> _REQUIREMENTS_:
All of the material should be reproduced exactly, with pictures left out.

================================

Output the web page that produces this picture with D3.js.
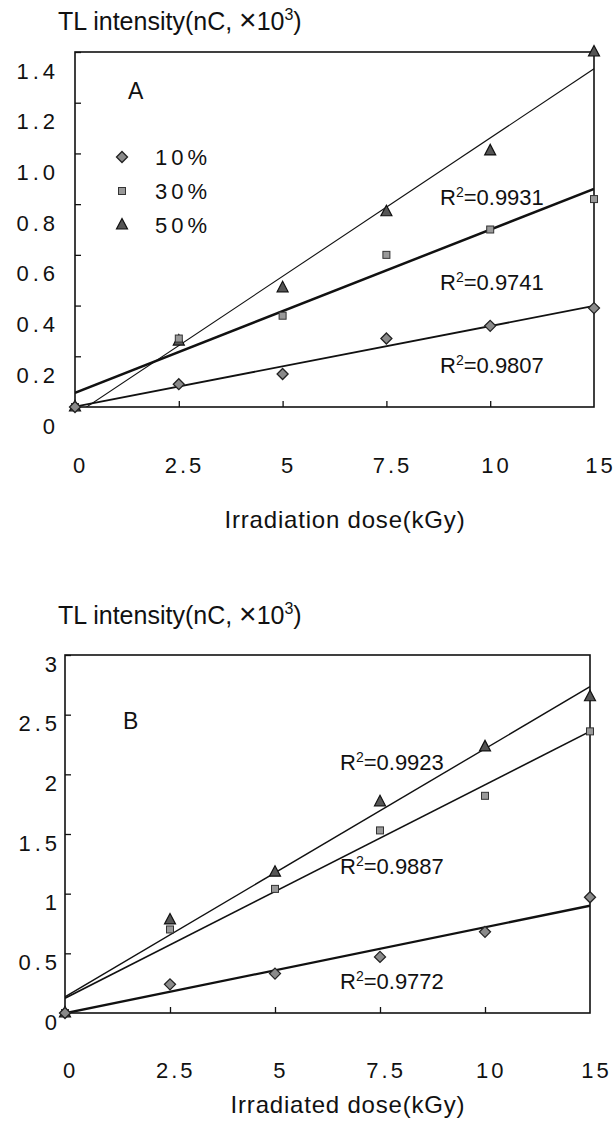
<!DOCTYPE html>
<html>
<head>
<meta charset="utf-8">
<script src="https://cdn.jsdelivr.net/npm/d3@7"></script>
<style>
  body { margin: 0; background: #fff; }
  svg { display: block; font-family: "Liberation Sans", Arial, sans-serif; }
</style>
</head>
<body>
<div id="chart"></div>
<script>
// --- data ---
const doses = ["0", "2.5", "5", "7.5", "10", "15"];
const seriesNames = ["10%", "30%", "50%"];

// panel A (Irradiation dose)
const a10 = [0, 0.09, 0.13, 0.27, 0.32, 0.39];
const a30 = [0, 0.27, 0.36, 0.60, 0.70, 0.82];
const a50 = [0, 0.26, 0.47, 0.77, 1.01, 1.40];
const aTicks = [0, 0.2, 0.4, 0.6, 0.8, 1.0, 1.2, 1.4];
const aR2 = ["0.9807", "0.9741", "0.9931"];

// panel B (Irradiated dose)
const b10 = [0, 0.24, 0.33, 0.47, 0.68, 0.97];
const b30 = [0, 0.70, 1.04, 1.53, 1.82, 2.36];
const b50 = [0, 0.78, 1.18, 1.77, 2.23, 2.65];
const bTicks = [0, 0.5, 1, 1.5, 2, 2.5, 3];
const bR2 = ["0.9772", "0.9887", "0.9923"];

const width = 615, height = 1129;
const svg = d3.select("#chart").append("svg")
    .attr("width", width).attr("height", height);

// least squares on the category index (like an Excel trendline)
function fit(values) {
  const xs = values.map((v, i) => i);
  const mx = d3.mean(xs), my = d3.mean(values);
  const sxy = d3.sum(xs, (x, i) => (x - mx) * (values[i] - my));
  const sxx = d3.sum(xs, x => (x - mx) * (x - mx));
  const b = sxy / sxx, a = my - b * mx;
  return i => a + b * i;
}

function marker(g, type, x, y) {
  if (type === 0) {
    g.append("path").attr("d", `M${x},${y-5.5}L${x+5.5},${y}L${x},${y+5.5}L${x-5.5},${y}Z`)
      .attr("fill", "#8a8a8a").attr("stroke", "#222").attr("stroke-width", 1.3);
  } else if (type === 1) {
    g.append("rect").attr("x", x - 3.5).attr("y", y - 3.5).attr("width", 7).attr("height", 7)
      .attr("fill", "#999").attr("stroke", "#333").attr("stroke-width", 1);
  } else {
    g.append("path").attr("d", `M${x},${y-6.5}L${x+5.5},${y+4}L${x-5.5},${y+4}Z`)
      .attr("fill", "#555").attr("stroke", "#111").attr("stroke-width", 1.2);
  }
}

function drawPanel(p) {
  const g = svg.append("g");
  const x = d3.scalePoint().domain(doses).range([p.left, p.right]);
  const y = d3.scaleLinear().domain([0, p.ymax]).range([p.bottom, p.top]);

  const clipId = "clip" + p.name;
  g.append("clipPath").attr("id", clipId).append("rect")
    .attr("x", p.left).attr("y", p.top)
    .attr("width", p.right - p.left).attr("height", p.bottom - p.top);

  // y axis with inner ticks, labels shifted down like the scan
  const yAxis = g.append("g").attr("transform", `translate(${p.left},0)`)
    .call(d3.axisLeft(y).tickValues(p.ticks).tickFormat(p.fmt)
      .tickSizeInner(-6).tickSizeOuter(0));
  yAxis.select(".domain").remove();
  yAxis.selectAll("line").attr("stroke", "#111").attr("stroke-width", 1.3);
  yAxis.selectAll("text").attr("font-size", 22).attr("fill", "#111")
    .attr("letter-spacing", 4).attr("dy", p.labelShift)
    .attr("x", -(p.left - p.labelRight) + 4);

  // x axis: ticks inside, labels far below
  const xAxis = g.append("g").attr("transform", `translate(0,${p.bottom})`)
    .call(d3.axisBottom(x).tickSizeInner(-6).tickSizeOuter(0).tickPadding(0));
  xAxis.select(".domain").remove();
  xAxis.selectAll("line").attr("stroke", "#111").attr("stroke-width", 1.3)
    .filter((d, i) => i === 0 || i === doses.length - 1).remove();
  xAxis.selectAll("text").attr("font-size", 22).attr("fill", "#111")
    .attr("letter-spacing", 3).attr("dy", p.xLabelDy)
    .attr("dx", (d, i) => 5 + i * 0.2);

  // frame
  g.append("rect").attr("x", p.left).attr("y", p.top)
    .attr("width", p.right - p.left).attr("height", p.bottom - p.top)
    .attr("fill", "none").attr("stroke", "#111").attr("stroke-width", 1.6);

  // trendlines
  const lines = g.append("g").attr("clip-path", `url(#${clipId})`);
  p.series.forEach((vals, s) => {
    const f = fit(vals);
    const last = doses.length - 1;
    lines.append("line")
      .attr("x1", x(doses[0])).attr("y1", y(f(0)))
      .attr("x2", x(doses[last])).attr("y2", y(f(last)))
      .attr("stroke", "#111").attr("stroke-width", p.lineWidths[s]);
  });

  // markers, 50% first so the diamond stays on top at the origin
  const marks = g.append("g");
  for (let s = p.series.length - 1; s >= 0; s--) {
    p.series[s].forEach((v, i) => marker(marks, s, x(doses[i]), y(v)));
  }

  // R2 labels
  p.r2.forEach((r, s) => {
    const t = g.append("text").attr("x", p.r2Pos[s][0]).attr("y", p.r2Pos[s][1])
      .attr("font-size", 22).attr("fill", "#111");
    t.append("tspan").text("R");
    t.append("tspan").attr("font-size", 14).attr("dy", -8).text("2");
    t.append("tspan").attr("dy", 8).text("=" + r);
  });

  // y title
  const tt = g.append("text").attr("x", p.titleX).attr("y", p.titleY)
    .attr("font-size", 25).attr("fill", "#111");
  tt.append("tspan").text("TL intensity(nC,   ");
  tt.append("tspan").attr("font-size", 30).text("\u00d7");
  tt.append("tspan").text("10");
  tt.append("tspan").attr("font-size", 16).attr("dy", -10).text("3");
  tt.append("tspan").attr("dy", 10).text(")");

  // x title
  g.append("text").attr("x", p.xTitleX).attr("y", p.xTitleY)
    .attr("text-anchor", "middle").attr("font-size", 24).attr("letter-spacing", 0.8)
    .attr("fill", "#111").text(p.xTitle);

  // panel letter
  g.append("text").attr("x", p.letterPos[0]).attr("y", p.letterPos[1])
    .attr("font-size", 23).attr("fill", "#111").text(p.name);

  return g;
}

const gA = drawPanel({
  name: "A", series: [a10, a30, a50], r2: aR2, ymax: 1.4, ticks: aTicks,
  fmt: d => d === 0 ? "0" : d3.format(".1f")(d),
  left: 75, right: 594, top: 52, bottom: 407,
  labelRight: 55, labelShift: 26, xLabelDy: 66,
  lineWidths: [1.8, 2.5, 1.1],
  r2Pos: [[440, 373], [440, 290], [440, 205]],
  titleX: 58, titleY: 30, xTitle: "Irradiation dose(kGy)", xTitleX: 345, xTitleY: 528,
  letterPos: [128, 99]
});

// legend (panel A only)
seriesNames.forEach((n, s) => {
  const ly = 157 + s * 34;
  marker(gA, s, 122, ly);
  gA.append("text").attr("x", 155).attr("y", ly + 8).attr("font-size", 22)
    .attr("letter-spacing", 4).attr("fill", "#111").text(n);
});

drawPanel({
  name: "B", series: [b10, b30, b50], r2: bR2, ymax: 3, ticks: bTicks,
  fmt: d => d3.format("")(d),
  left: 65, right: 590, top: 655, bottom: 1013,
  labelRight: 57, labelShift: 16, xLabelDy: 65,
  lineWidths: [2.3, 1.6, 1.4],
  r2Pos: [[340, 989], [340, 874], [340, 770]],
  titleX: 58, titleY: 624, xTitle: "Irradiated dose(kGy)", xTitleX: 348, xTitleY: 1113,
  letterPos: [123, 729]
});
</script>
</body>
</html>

================================

> _EXPECTED ANSWER_:
Output the web page that produces this picture with D3.js.
<!DOCTYPE html>
<html>
<head>
<meta charset="utf-8">
<script src="https://cdn.jsdelivr.net/npm/d3@7"></script>
<style>
  body { margin: 0; background: #fff; }
  svg { display: block; font-family: "Liberation Sans", Arial, sans-serif; }
</style>
</head>
<body>
<div id="chart"></div>
<script>
// --- data ---
const doses = ["0", "2.5", "5", "7.5", "10", "15"];
const seriesNames = ["10%", "30%", "50%"];

// panel A (Irradiation dose)
const a10 = [0, 0.09, 0.13, 0.27, 0.32, 0.39];
const a30 = [0, 0.27, 0.36, 0.60, 0.70, 0.82];
const a50 = [0, 0.26, 0.47, 0.77, 1.01, 1.40];
const aTicks = [0, 0.2, 0.4, 0.6, 0.8, 1.0, 1.2, 1.4];
const aR2 = ["0.9807", "0.9741", "0.9931"];

// panel B (Irradiated dose)
const b10 = [0, 0.24, 0.33, 0.47, 0.68, 0.97];
const b30 = [0, 0.70, 1.04, 1.53, 1.82, 2.36];
const b50 = [0, 0.78, 1.18, 1.77, 2.23, 2.65];
const bTicks = [0, 0.5, 1, 1.5, 2, 2.5, 3];
const bR2 = ["0.9772", "0.9887", "0.9923"];

const width = 615, height = 1129;
const svg = d3.select("#chart").append("svg")
    .attr("width", width).attr("height", height);

// least squares on the category index (like an Excel trendline)
function fit(values) {
  const xs = values.map((v, i) => i);
  const mx = d3.mean(xs), my = d3.mean(values);
  const sxy = d3.sum(xs, (x, i) => (x - mx) * (values[i] - my));
  const sxx = d3.sum(xs, x => (x - mx) * (x - mx));
  const b = sxy / sxx, a = my - b * mx;
  return i => a + b * i;
}

function marker(g, type, x, y) {
  if (type === 0) {
    g.append("path").attr("d", `M${x},${y-5.5}L${x+5.5},${y}L${x},${y+5.5}L${x-5.5},${y}Z`)
      .attr("fill", "#8a8a8a").attr("stroke", "#222").attr("stroke-width", 1.3);
  } else if (type === 1) {
    g.append("rect").attr("x", x - 3.5).attr("y", y - 3.5).attr("width", 7).attr("height", 7)
      .attr("fill", "#999").attr("stroke", "#333").attr("stroke-width", 1);
  } else {
    g.append("path").attr("d", `M${x},${y-6.5}L${x+5.5},${y+4}L${x-5.5},${y+4}Z`)
      .attr("fill", "#555").attr("stroke", "#111").attr("stroke-width", 1.2);
  }
}

function drawPanel(p) {
  const g = svg.append("g");
  const x = d3.scalePoint().domain(doses).range([p.left, p.right]);
  const y = d3.scaleLinear().domain([0, p.ymax]).range([p.bottom, p.top]);

  const clipId = "clip" + p.name;
  g.append("clipPath").attr("id", clipId).append("rect")
    .attr("x", p.left).attr("y", p.top)
    .attr("width", p.right - p.left).attr("height", p.bottom - p.top);

  // y axis with inner ticks, labels shifted down like the scan
  const yAxis = g.append("g").attr("transform", `translate(${p.left},0)`)
    .call(d3.axisLeft(y).tickValues(p.ticks).tickFormat(p.fmt)
      .tickSizeInner(-6).tickSizeOuter(0));
  yAxis.select(".domain").remove();
  yAxis.selectAll("line").attr("stroke", "#111").attr("stroke-width", 1.3);
  yAxis.selectAll("text").attr("font-size", 22).attr("fill", "#111")
    .attr("letter-spacing", 4).attr("dy", p.labelShift)
    .attr("x", -(p.left - p.labelRight) + 4);

  // x axis: ticks inside, labels far below
  const xAxis = g.append("g").attr("transform", `translate(0,${p.bottom})`)
    .call(d3.axisBottom(x).tickSizeInner(-6).tickSizeOuter(0).tickPadding(0));
  xAxis.select(".domain").remove();
  xAxis.selectAll("line").attr("stroke", "#111").attr("stroke-width", 1.3)
    .filter((d, i) => i === 0 || i === doses.length - 1).remove();
  xAxis.selectAll("text").attr("font-size", 22).attr("fill", "#111")
    .attr("letter-spacing", 3).attr("dy", p.xLabelDy)
    .attr("dx", (d, i) => 5 + i * 0.2);

  // frame
  g.append("rect").attr("x", p.left).attr("y", p.top)
    .attr("width", p.right - p.left).attr("height", p.bottom - p.top)
    .attr("fill", "none").attr("stroke", "#111").attr("stroke-width", 1.6);

  // trendlines
  const lines = g.append("g").attr("clip-path", `url(#${clipId})`);
  p.series.forEach((vals, s) => {
    const f = fit(vals);
    const last = doses.length - 1;
    lines.append("line")
      .attr("x1", x(doses[0])).attr("y1", y(f(0)))
      .attr("x2", x(doses[last])).attr("y2", y(f(last)))
      .attr("stroke", "#111").attr("stroke-width", p.lineWidths[s]);
  });

  // markers, 50% first so the diamond stays on top at the origin
  const marks = g.append("g");
  for (let s = p.series.length - 1; s >= 0; s--) {
    p.series[s].forEach((v, i) => marker(marks, s, x(doses[i]), y(v)));
  }

  // R2 labels
  p.r2.forEach((r, s) => {
    const t = g.append("text").attr("x", p.r2Pos[s][0]).attr("y", p.r2Pos[s][1])
      .attr("font-size", 22).attr("fill", "#111");
    t.append("tspan").text("R");
    t.append("tspan").attr("font-size", 14).attr("dy", -8).text("2");
    t.append("tspan").attr("dy", 8).text("=" + r);
  });

  // y title
  const tt = g.append("text").attr("x", p.titleX).attr("y", p.titleY)
    .attr("font-size", 25).attr("fill", "#111");
  tt.append("tspan").text("TL intensity(nC,   ");
  tt.append("tspan").attr("font-size", 30).text("\u00d7");
  tt.append("tspan").text("10");
  tt.append("tspan").attr("font-size", 16).attr("dy", -10).text("3");
  tt.append("tspan").attr("dy", 10).text(")");

  // x title
  g.append("text").attr("x", p.xTitleX).attr("y", p.xTitleY)
    .attr("text-anchor", "middle").attr("font-size", 24).attr("letter-spacing", 0.8)
    .attr("fill", "#111").text(p.xTitle);

  // panel letter
  g.append("text").attr("x", p.letterPos[0]).attr("y", p.letterPos[1])
    .attr("font-size", 23).attr("fill", "#111").text(p.name);

  return g;
}

const gA = drawPanel({
  name: "A", series: [a10, a30, a50], r2: aR2, ymax: 1.4, ticks: aTicks,
  fmt: d => d === 0 ? "0" : d3.format(".1f")(d),
  left: 75, right: 594, top: 52, bottom: 407,
  labelRight: 55, labelShift: 26, xLabelDy: 66,
  lineWidths: [1.8, 2.5, 1.1],
  r2Pos: [[440, 373], [440, 290], [440, 205]],
  titleX: 58, titleY: 30, xTitle: "Irradiation dose(kGy)", xTitleX: 345, xTitleY: 528,
  letterPos: [128, 99]
});

// legend (panel A only)
seriesNames.forEach((n, s) => {
  const ly = 157 + s * 34;
  marker(gA, s, 122, ly);
  gA.append("text").attr("x", 155).attr("y", ly + 8).attr("font-size", 22)
    .attr("letter-spacing", 4).attr("fill", "#111").text(n);
});

drawPanel({
  name: "B", series: [b10, b30, b50], r2: bR2, ymax: 3, ticks: bTicks,
  fmt: d => d3.format("")(d),
  left: 65, right: 590, top: 655, bottom: 1013,
  labelRight: 57, labelShift: 16, xLabelDy: 65,
  lineWidths: [2.3, 1.6, 1.4],
  r2Pos: [[340, 989], [340, 874], [340, 770]],
  titleX: 58, titleY: 624, xTitle: "Irradiated dose(kGy)", xTitleX: 348, xTitleY: 1113,
  letterPos: [123, 729]
});
</script>
</body>
</html>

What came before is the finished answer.